Here’s were my thinking about technology suddenly cross connects to a separate thread in philosophy. While reading Graham Harman’s “The Quadruple Object” certain themes of the work began to the technical project I’ve been sketching out.

Here’s Harman describing Husserl’s process of phenomenological analysis. In this example, Husserl collects data about a water tower:

Recall what happens in any phenomenological analysis. Perhaps Husserl circles a water tower at a distance of one hundred meters, at dusk, in a state of suicidal depression. As Husserl moves along his sad path while observing the tower, it constantly shows different profiles. In each moment he will experience new details, but without the tower becoming a new tower in each instant. Instead, the tower is a unified “intentional object” that remains the same despite being presented through a specific profile: an Abschattung or “adumbration,” as Husserl calls them. But these adumbrations are not the same thing as the intentional objects they manifest. If Husserl increases his circuit around the tower to three hundred meters at dawn in a mood of euphoria, it still seems to him like the same tower as yesterday evening. The object always remains the same despite numerous constant changes in its content.

For Husserl, through this swirl of manifold presentations of the object remains the same object. The technical big data project seems to imply that if we could just record a sufficiently large quantity of these impressions, we could create a high-definition image of the real object. Husserl, takes the opposite approach:

The object is not attained by adding up its possible appearances to us, but by subtracting these adumbrations. That dog on the horizon need not have its hind leg raised exactly as it now does, nor does it cease to be the same dog if it stops growling and wags its tail in a spirit of welcome. Intentional objects always appear in more specific fashion than necessary, frosted over with accidental identity for us. Here already we see Husserl’s departure from empiricism.
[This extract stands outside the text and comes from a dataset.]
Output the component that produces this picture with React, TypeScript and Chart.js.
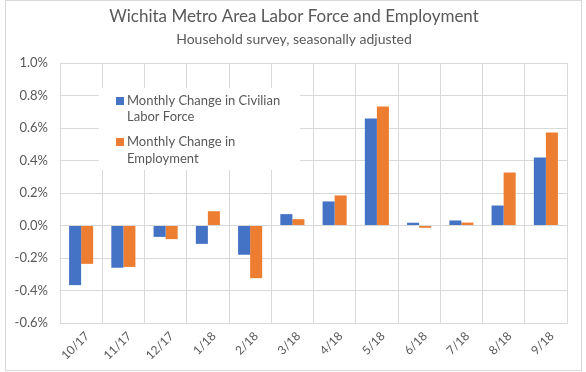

Just as an apple is not the sum total of its reed, slippery, cold, hard, and sweet features in any given moment, it is also not the sum total of angles and distances from which it can be perceived. By contrast, Merleau-Ponty relapse into saying that the being of the house is “the house viewed from everywhere,” while even Heidegger has little sense of the difference between intentional objects and their qualities.

In its optimism, the big-data approach sides with Merleau-Ponty in this debate. The object is knowable, and through technical innovations, a sufficient number of profiles of the object can be collected to asymptotically approach a real high-definition picture. And once digitized, it’s even better than the real thing because it’s now computable.

It’s difficult to imagine a Husserlian technology that, rather than collecting profiles and reducing them to a single image, strips away the profiles to get to the thing itself. The metaphysics embedded in the technology big data can only move in one direction. It’s like the story of Nasrudin, who one night loses his keys in a ditch next to the road. He looks for them under the streetlight, because that’s where the light is.

Recording large numbers of profiles is half of the equation, the other half is the reduction of the data for a convergence on a set of probabilities. Exploring the margins of this second movement, we find that some objects are not reducible. The quantum object that is both true and false is not reducible to truth or falsity. The dada object that contains a function and its opposite embodies a contradiction. And what of the human being who is both conscious and unconscious? The irreducible is a spanner in the works of the big data machine.

When we define identity to exclude these irreducible moments, we return to kind of conformity that produces a repressed reservoir of unconscious desire. The exhaust from the engines of the big data machine congeals into H.P. Lovecraft’s Cthulhu floating in an unseen dimension. The freaks must put their flags away, turn down the music and stand aside; identity is for the suits.